Slaves were one group in the early church that had been especially drawn by the freedom that Paul's gospel promised. The apostle announced: "It is for freedom that Christ has set us free" (Gal 5:1). And he said that in Christ the distinction between slave and free had (in some sense) ceased to exist (Gal 3:28).
In the first century, slaves formed a distinct group within the society of the Roman Empire. Although they were the property of their masters, in practice this did not prevent many of them from experiencing a good deal of freedom and social mobility. Many earned a living or worked in partnership with their owners. Some actually held positions of authority within businesses or administrative posts in lower levels of the government. It was also not unusual for a slave to receive a good education. On the whole, the slaves in the churches of Asia Minor who heard Paul's message lived in a time when conditions were improving. Nevertheless, the desire to be free of slavery was always present. It might be won by outstanding service. But some saw in the gospel a more direct route.

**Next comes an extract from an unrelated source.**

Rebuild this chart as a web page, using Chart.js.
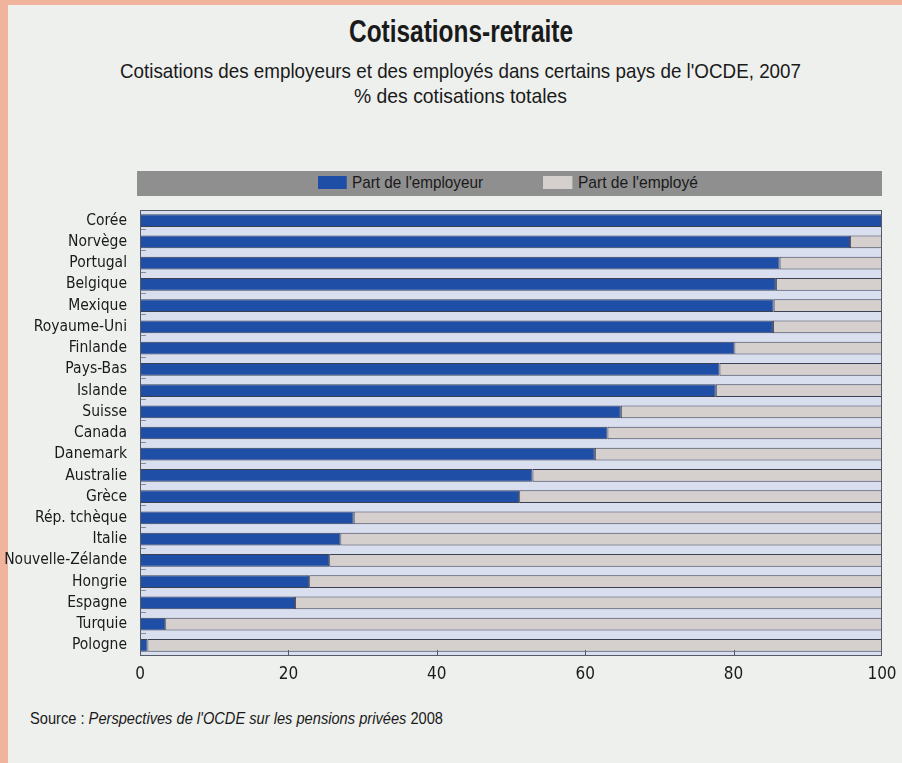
<!DOCTYPE html>
<html>
<head>
<meta charset="utf-8">
<script src="https://cdn.jsdelivr.net/npm/chart.js@4"></script>
<style>
  html, body { margin: 0; padding: 0; }
  body { width: 902px; height: 763px; background: #f0b39c; position: relative; overflow: hidden;
         font-family: "Liberation Sans", Arial, sans-serif; color: #1a1a1a; }
  #panel { position: absolute; left: 8px; top: 5px; right: 0; bottom: 0; background: #eef0ee; }
  .t { position: absolute; white-space: nowrap; transform-origin: 0 0; }
  #title { top: 14px; font-size: 31px; font-weight: bold; }
  #sub1 { top: 59px; font-size: 21px; }
  #sub2 { top: 84px; font-size: 21px; }
  #legend { position: absolute; left: 137px; top: 171px; width: 745px; height: 25px; background: #8f8f8f; }
  .item { position: absolute; top: 2px; font-size: 17px; line-height: 20px; color: #1a1a1a;
          white-space: nowrap; transform-origin: 0 0; }
  .box { display: inline-block; width: 32px; height: 13px; vertical-align: -1px; margin-right: 6px; }
  #source { top: 709px; left: 30px; font-size: 17px; }
  canvas { position: absolute; left: 0; top: 0; }
</style>
</head>
<body>
<div id="panel"></div>
<div class="t" id="title" data-w="224" data-c="461">Cotisations-retraite</div>
<div class="t" id="sub1" data-w="681" data-c="460">Cotisations des employeurs et des employés dans certains pays de l'OCDE, 2007</div>
<div class="t" id="sub2" data-w="213" data-c="460">% des cotisations totales</div>
<div id="legend"></div>
<div class="t" id="source" data-w="413">Source : <i>Perspectives de l'OCDE sur les pensions privées</i> 2008</div>
<canvas id="chart" width="902" height="763"></canvas>
<script>
const countries = ['Corée', 'Norvège', 'Portugal', 'Belgique', 'Mexique', 'Royaume-Uni', 'Finlande',
  'Pays-Bas', 'Islande', 'Suisse', 'Canada', 'Danemark', 'Australie', 'Grèce', 'Rép. tchèque',
  'Italie', 'Nouvelle-Zélande', 'Hongrie', 'Espagne', 'Turquie', 'Pologne'];
const employerShare = [100, 95.7, 86.2, 85.7, 85.4, 85.3, 80.1, 78.1, 77.6, 64.8, 63.0,
  61.3, 52.9, 51.1, 28.8, 27.0, 25.5, 22.8, 20.9, 3.4, 1.0];
const employeeShare = [0, 4.3, 13.8, 14.3, 14.6, 14.7, 19.9, 21.9, 22.4, 35.2, 37.0,
  38.7, 47.1, 48.9, 71.2, 73.0, 74.5, 77.2, 79.1, 96.6, 99.0];
const xTicks = [0, 20, 40, 60, 80, 100];

const font = '"DejaVu Sans Condensed", "Liberation Sans", sans-serif';

const datasets = [
  { label: "Part de l'employeur", data: employerShare, backgroundColor: '#1f4ea6' },
  { label: "Part de l'employé", data: employeeShare, backgroundColor: '#d5cfcd' },
];

// legend in the grey strip, built from the datasets
const legendLeft = [181, 406];
const legendW = [165, 155];
const legend = document.getElementById('legend');
datasets.forEach((ds, i) => {
  const el = document.createElement('div');
  el.className = 'item';
  el.dataset.w = legendW[i];
  el.style.left = legendLeft[i] + 'px';
  el.innerHTML = '<span class="box" style="background:' + ds.backgroundColor + '"></span>' + ds.label;
  legend.appendChild(el);
});

// squeeze text to the narrow look of the original
document.querySelectorAll('[data-w]').forEach(el => {
  const w = el.getBoundingClientRect().width;
  const k = +el.dataset.w / w;
  el.style.transform = 'scaleX(' + k + ')';
  if (el.dataset.c) el.style.left = (+el.dataset.c - el.dataset.w / 2) + 'px';
});

// plot background, frame and small inner ticks
const frame = {
  id: 'frame',
  beforeDatasetsDraw(chart) {
    const { ctx, chartArea: a } = chart;
    ctx.save();
    ctx.fillStyle = '#dadff0';
    ctx.fillRect(a.left, a.top, a.right - a.left, a.bottom - a.top);
    ctx.restore();
  },
  afterDatasetsDraw(chart) {
    const { ctx, chartArea: a, scales } = chart;
    ctx.save();
    ctx.strokeStyle = '#555a66';
    ctx.lineWidth = 1;
    ctx.strokeRect(a.left + 0.5, a.top + 0.5, a.right - a.left - 1, a.bottom - a.top - 1);
    ctx.beginPath();
    xTicks.slice(1, -1).forEach(v => {
      const x = Math.round(scales.x.getPixelForValue(v)) + 0.5;
      ctx.moveTo(x, a.bottom);
      ctx.lineTo(x, a.bottom - 6);
    });
    ctx.stroke();
    ctx.strokeStyle = '#8a8d98';
    ctx.beginPath();
    for (let i = 1; i < countries.length; i++) {
      const y = Math.round((scales.y.getPixelForValue(i - 1) + scales.y.getPixelForValue(i)) / 2) - 1.5;
      ctx.moveTo(a.left + 1, y);
      ctx.lineTo(a.left + 6, y);
    }
    ctx.stroke();
    ctx.restore();
  }
};

new Chart(document.getElementById('chart'), {
  type: 'bar',
  data: {
    labels: countries,
    datasets: datasets.map(ds => ({
      ...ds,
      borderColor: '#3c4152',
      borderWidth: 1,
      borderSkipped: false,
      categoryPercentage: 1,
      barPercentage: 0.6,
    })),
  },
  options: {
    indexAxis: 'y',
    responsive: false,
    animation: false,
    layout: { padding: { left: 0, right: 20, top: 210, bottom: 77 } },
    plugins: { legend: { display: false }, tooltip: { enabled: false } },
    scales: {
      x: {
        stacked: true, min: 0, max: 100,
        afterBuildTicks: s => { s.ticks = xTicks.map(v => ({ value: v })); },
        afterFit: s => { s.height = 30; },
        grid: { display: false },
        border: { display: false },
        ticks: { color: '#1a1a1a', font: { family: font, size: 17 }, padding: 0 },
      },
      y: {
        stacked: true,
        afterFit: s => { s.width = 140; },
        grid: { display: false },
        border: { display: false },
        ticks: { color: '#1a1a1a', font: { family: font, size: 15.5 }, padding: 5, autoSkip: false },
      },
    },
  },
  plugins: [frame],
});
</script>
</body>
</html>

What they failed to see was that freedom in Christ does not release the Christian from obligations to those in rightful authority. This is a lesson I began to learn shortly after becoming a Christian, while serving in the military in England. There were several of us who had just set out on the Christian adventure. In our enthusiasm to serve Christ we somehow concluded that we didn't need to concern ourselves with mundane rules about shined boots and clean, pressed uniforms. Our superiors quickly made the connection between our new faith and our sloppy appearance. And in that small corner of the world, Christianity was in danger of being linked with insubordination.
Some Christian slaves in Ephesus suffered from a similar kind of confusion. The promise of freedom and equality in Paul's gospel had set them expectantly on the edge. Here they met with a new frustration, for they discovered that salvation, and with it freedom and equality, is a progressive thing, often more principle than practice. Its consummation remained a promise to be fulfilled completely only when Christ appeared (6:14). Neither their masters nor their masters' expectations disappeared. Life on that edge must have been frustrating indeed. Very likely, the false teaching of a completed salvation (see introduction) pushed them right over that edge into insubordination. Both the misunderstanding and its consequences in the church were serious enough to call forth Paul's corrective teaching: Christians must respect the authority of their masters, whether they be superior officers, employers, managers or supervisors, whether they happen to be fellow believers or not. The reputation of the church is unavoidably at stake.